A related thing to this thread that I've been thinking about for myself--not pointing fingers at anybody else: the distinction between being a knife user, and a knife collector. Obviously many of us do both. But I often find myself spending more time focusing on the 'acquisition' stage of knives--what steel do I want, what folding brand or mechanism, what sheath/regrind/handle customizations, etc.--rather than focusing on how to USE the knives with skill.

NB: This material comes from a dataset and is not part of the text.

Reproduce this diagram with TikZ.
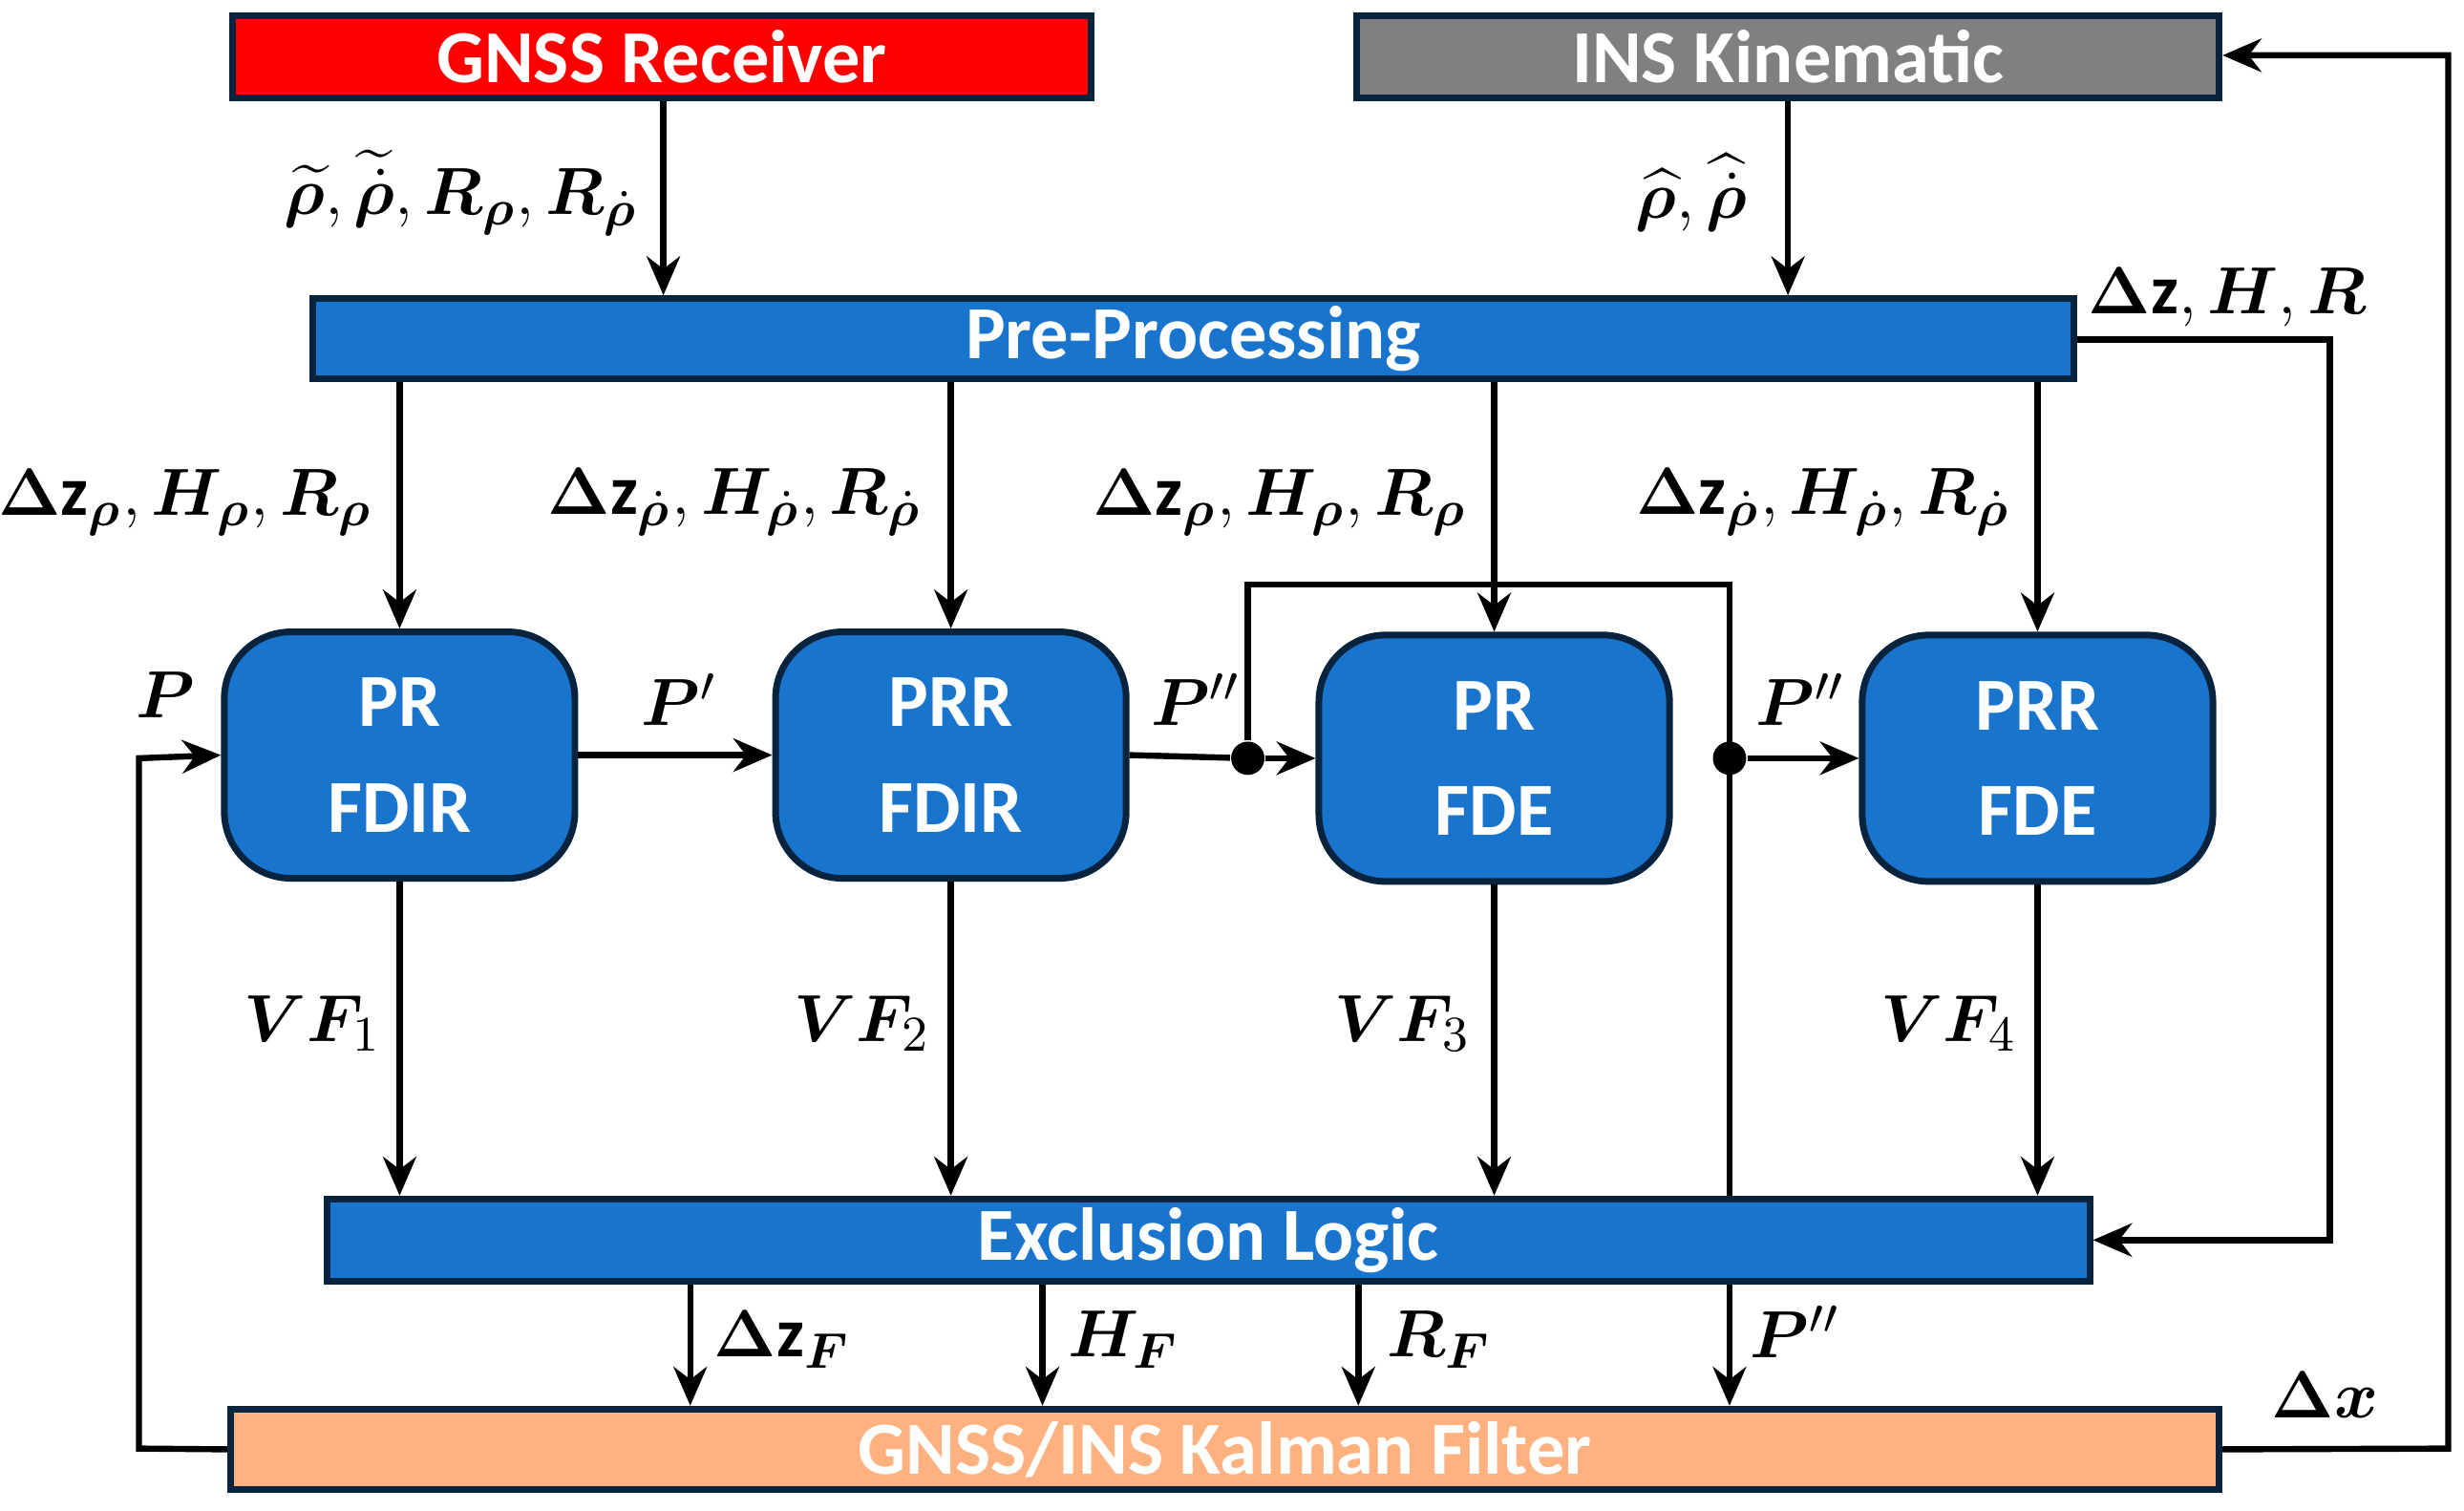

This really struck me recently when I was reading a book about kitchen knives, where the author was discussing different types of cuts and developing your food prep knife skills. Similarly with outdoor tasks: there are 'skills' to using a blade for camping, hiking, and backpacking, fire prep obviously being a great example. Many of these skills have been lost in modern urban-dominated life, where we tend to pay people to do everything for us, or buy another specialized tool. A great example of knife skills, I've seen video of folks in Central America doing pretty amazing 'small knife' type tasks with a machete, and my daughter who was there on a mercy/ministry trip in Nicaragua, said the machete is just ubiquitous and a lot of people do everything with it, even fine filleting and slicing tasks that would kinda' blow our mind here, we'd always be reaching for another specialty knife.
So the resolution: learn to be a better knife USER. Learn some new skills in a new area (kitchen skills, field use skills, multi-purpose use of a larger blade skills, or even take a class on how to use a blade for last-ditch self defense, whatever).